Using your binary encoding I get:
Iota = 00 01 01 10 00 00 00 01 01 1110 10 01 110 10 00 00 110 (38 bits)
"Ioter" = 00 00 00 01 01 01 1110 00 00 110 10 01 110 10 (32 bits)
Hope I didn't mess up.
Way harder to think about how short (number of applications) "realistic" programs (say, primality check) could be written using Iota vs "Ioter". I'd bet on Iota, but then maybe it's just human bias since it's so closely related to SKI, which is easy to reason about and compose.

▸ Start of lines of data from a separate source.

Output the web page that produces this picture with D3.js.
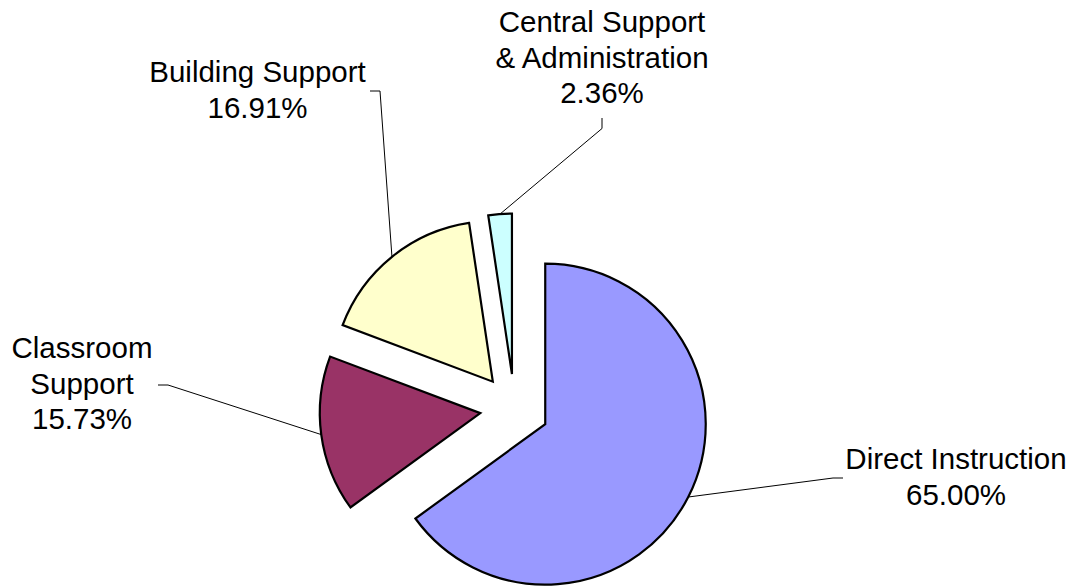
<!DOCTYPE html>
<html>
<head>
<meta charset="utf-8">
<script src="https://cdn.jsdelivr.net/npm/d3@7"></script>
<style>
  html, body { margin: 0; padding: 0; background: #ffffff; }
  svg { display: block; }
  text { font-family: "Liberation Sans", Arial, Helvetica, sans-serif; font-size: 29.5px; fill: #000; }
</style>
</head>
<body>
<svg id="chart" width="1080" height="586"></svg>
<script>
// Data
const categories = ["Direct Instruction", "Classroom Support", "Building Support", "Central Support & Administration"];
const values = [65.00, 15.73, 16.91, 2.36];
const colors = ["#9999FF", "#993366", "#FFFFCC", "#CCFFFF"];
const labelLines = [
  ["Direct Instruction", "65.00%"],
  ["Classroom", "Support", "15.73%"],
  ["Building Support", "16.91%"],
  ["Central Support", "& Administration", "2.36%"]
];

// Layout
const W = 1080, H = 586;
const cx = 514.5, cy = 408.5, R = 160.5, explode = 34.5;
const lineH = 35.7;
// label anchor (center x, first baseline y) and leader elbow points
const labelPos = [
  { x: 956, y: 469, elbow: [[843, 478], [833, 478]] },
  { x: 82, y: 358, elbow: [[158, 385], [168, 385]] },
  { x: 257.5, y: 82, elbow: [[370, 91], [380, 91]] },
  { x: 602, y: 32, elbow: [[602, 118], [602, 128.5]] }
];

const svg = d3.select("#chart");
const pie = d3.pie().sort(null).value(d => d)(values);
const arc = d3.arc().innerRadius(0).outerRadius(R);

const g = svg.append("g").attr("transform", `translate(${cx},${cy})`);

pie.forEach((p, i) => {
  const mid = (p.startAngle + p.endAngle) / 2;
  const dx = explode * Math.sin(mid), dy = -explode * Math.cos(mid);
  g.append("path")
    .attr("d", arc(p))
    .attr("transform", `translate(${dx},${dy})`)
    .attr("fill", colors[i])
    .attr("stroke", "#000")
    .attr("stroke-width", 2.2)
    .attr("stroke-linejoin", "miter");

  // leader line from midpoint of outer arc to label elbow
  const ex = cx + dx + R * Math.sin(mid);
  const ey = cy + dy - R * Math.cos(mid);
  const lp = labelPos[i];
  const pts = [lp.elbow[0], lp.elbow[1], [ex, ey]];
  svg.append("path")
    .attr("d", d3.line()(pts))
    .attr("fill", "none")
    .attr("stroke", "#000")
    .attr("stroke-width", 1);

  const t = svg.append("text").attr("text-anchor", "middle");
  labelLines[i].forEach((s, k) => {
    t.append("tspan").attr("x", lp.x).attr("y", lp.y + k * lineH).text(s);
  });
});
</script>
</body>
</html>
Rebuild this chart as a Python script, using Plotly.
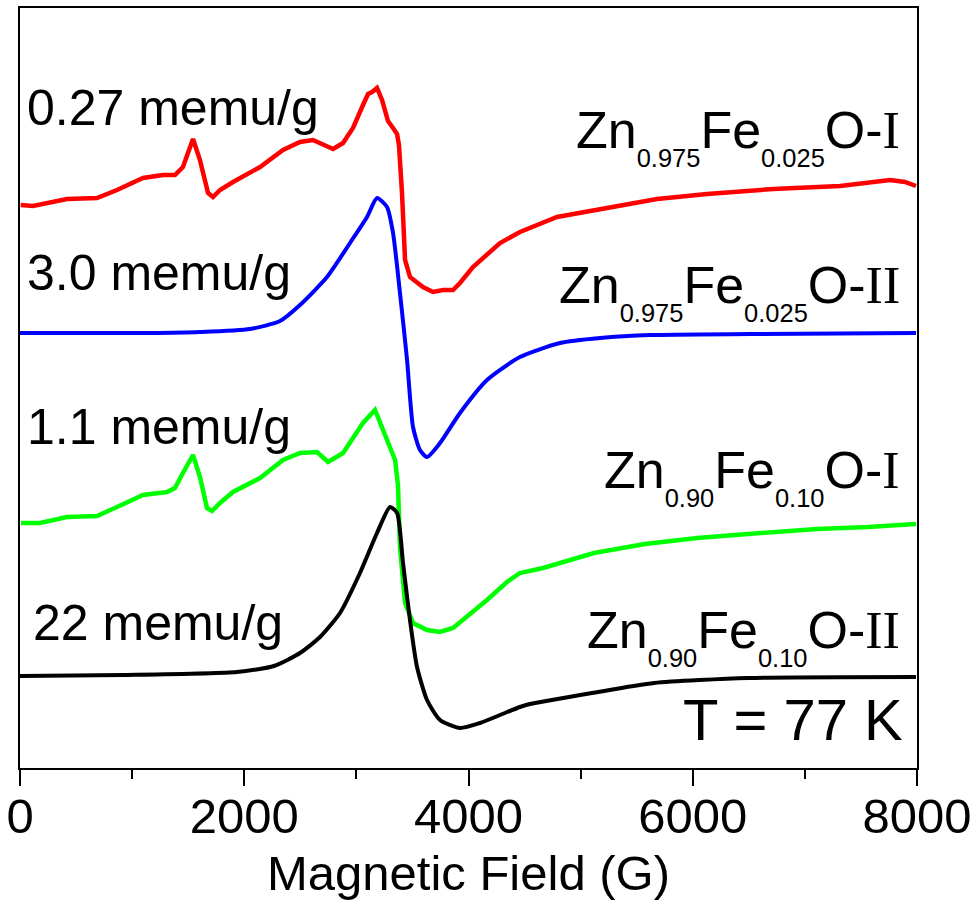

A while ago I thought about minimalism, not in terms of one-point bases: One could say that
B = \x \y \z x (y z) (composition)
T = \x \y y x (reordering)
E = \x \y y (elimination)
M = \x x x (duplication)
are more "boiled down" versions of BCKW. It'd be non-trivial to argue to a primary schooler who understands term rewriting why BCKW is so much more handy than BTEM. You figure out why, once you try writing something useful. But it's sad that a smaller basis (by any encoding I can think of) makes life harder.